§ **Stored records**:
<<<<

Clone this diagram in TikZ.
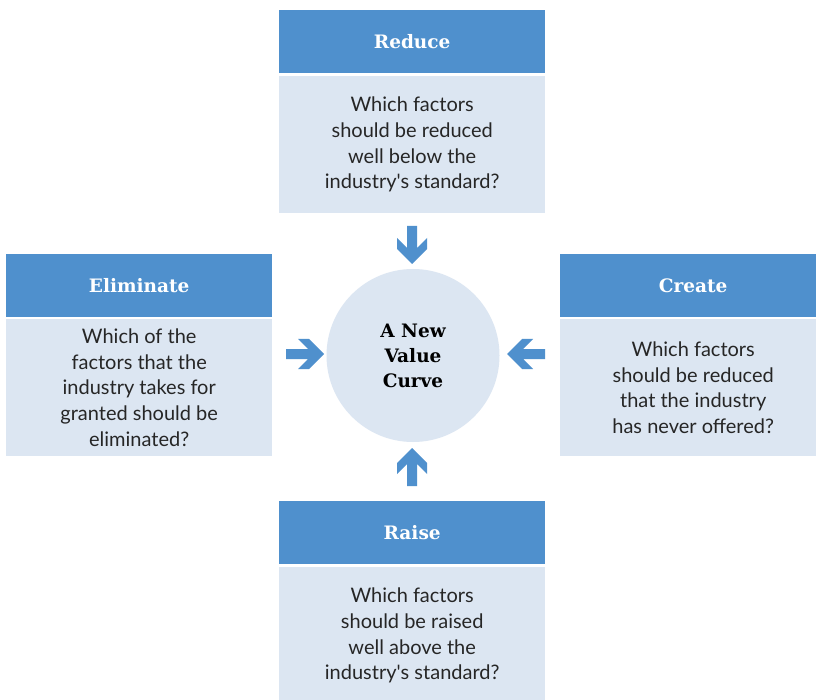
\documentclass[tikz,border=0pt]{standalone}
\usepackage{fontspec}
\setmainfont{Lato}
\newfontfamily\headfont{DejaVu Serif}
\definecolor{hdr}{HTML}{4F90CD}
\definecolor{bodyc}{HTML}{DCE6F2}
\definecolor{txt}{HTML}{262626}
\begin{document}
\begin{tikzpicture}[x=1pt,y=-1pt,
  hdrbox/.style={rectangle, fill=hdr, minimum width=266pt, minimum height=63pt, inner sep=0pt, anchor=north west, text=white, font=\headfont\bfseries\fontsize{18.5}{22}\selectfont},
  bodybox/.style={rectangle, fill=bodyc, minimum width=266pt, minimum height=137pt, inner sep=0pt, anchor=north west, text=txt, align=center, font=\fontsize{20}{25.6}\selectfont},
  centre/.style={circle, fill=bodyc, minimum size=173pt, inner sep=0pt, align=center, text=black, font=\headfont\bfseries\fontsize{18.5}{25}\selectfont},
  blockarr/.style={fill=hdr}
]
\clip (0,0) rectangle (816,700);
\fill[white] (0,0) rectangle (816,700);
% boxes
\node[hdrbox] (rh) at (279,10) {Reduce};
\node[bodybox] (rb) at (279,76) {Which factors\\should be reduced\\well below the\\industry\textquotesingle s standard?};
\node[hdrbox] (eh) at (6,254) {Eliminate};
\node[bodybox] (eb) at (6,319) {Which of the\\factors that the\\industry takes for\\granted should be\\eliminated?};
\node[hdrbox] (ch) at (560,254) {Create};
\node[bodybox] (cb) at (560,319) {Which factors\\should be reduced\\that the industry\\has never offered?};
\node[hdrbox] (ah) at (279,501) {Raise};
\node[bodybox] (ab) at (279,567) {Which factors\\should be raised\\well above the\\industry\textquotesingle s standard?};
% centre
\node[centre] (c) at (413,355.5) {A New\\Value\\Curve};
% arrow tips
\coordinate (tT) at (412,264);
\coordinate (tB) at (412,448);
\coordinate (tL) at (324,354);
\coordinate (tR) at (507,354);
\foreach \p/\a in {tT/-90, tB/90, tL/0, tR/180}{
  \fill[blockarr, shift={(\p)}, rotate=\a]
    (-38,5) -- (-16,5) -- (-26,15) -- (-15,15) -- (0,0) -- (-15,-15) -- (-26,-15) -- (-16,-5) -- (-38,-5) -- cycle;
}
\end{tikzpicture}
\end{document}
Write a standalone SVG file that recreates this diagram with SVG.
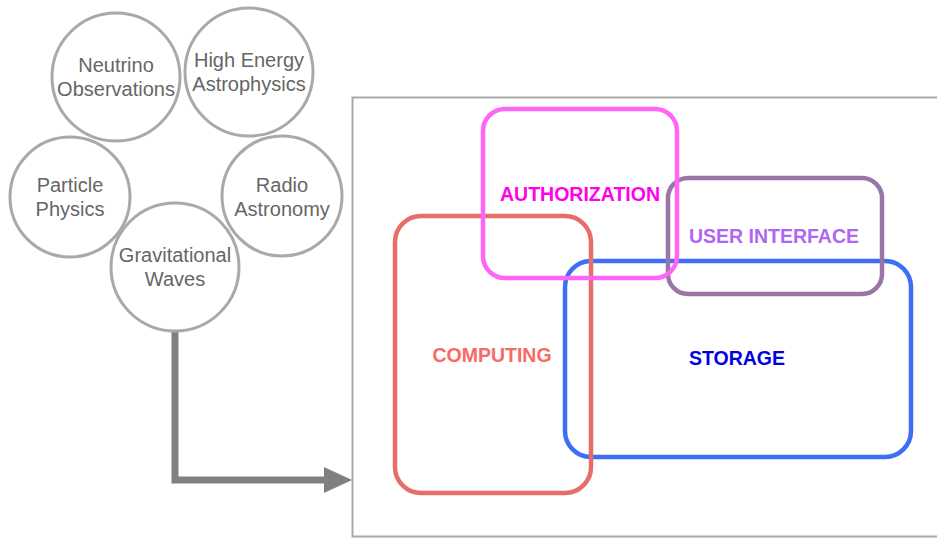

>>>>
<<<<

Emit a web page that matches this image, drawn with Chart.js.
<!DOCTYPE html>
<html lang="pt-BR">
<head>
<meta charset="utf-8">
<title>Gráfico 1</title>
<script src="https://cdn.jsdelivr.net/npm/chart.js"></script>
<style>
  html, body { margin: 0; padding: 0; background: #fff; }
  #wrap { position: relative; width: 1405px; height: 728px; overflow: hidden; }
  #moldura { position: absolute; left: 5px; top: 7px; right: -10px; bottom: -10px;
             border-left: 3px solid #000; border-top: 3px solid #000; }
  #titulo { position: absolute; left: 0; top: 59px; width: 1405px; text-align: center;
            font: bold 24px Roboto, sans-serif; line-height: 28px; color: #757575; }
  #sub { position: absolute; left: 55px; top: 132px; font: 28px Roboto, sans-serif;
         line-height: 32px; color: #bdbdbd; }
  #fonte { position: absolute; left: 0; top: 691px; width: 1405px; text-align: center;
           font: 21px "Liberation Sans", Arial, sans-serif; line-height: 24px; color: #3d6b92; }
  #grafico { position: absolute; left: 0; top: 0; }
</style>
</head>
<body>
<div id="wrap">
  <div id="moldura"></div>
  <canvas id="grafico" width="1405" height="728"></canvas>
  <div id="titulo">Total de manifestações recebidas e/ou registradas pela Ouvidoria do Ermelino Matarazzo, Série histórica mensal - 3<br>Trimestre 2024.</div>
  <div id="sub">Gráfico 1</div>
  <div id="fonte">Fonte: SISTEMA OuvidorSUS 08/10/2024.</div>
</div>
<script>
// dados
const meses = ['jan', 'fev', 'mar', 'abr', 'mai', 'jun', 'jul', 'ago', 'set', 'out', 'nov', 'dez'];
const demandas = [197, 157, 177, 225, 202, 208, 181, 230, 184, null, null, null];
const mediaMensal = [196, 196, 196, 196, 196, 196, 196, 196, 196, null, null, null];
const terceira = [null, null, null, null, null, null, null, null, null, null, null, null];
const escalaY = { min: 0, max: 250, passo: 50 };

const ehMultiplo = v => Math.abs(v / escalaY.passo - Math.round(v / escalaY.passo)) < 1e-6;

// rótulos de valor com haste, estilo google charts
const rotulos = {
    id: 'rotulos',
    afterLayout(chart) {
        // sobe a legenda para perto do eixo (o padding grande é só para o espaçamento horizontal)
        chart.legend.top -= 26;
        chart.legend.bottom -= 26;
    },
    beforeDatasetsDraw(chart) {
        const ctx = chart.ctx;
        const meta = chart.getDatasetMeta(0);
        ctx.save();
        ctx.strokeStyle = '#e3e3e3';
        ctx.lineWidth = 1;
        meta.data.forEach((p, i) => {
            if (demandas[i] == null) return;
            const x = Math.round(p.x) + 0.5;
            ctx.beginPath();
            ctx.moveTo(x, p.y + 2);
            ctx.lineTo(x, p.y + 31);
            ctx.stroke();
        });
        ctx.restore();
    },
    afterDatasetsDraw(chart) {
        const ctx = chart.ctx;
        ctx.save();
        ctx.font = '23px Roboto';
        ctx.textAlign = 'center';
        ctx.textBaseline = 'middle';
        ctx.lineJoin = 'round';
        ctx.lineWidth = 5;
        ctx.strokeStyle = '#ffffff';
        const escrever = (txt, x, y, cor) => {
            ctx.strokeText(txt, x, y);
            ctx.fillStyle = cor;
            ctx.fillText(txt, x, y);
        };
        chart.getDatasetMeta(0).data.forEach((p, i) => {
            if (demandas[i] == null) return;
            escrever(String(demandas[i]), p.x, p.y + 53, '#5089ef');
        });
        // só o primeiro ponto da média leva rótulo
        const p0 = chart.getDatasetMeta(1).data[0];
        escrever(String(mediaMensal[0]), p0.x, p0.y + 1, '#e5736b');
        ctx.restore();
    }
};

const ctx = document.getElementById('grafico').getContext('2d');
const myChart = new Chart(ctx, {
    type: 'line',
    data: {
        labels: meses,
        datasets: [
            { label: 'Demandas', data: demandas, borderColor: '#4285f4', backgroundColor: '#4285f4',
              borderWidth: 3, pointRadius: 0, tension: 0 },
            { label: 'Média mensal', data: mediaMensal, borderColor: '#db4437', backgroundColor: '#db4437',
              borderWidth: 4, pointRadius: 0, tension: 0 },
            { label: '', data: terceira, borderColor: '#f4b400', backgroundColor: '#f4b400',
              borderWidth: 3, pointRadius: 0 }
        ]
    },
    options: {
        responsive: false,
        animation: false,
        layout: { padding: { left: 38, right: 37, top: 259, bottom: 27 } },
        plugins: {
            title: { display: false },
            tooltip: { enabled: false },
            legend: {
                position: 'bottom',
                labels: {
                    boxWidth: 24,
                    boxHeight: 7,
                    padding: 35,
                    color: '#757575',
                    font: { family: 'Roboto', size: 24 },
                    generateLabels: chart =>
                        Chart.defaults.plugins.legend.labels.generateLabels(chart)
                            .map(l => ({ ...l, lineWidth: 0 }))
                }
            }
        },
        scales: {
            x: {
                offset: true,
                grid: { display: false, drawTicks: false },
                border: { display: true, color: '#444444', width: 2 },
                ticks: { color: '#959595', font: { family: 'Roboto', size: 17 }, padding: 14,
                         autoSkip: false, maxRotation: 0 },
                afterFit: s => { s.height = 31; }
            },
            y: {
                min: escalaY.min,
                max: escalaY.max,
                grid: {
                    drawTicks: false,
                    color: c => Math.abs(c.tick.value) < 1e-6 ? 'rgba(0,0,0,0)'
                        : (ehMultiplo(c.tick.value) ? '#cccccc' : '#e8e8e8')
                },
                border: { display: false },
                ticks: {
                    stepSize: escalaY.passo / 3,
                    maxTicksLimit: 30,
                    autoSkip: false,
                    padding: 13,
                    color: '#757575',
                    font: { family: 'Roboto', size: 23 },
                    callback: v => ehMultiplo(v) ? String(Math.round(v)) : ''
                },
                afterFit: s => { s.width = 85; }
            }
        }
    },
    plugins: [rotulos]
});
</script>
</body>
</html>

>>>>

§ **Goal of the exercise**:
Look through the entries above for the word "with". Copy every line where it shows up.

§ **Output for this task**:
Write a standalone SVG file that recreates this diagram with SVG.
Emit a web page that matches this image, drawn with Chart.js.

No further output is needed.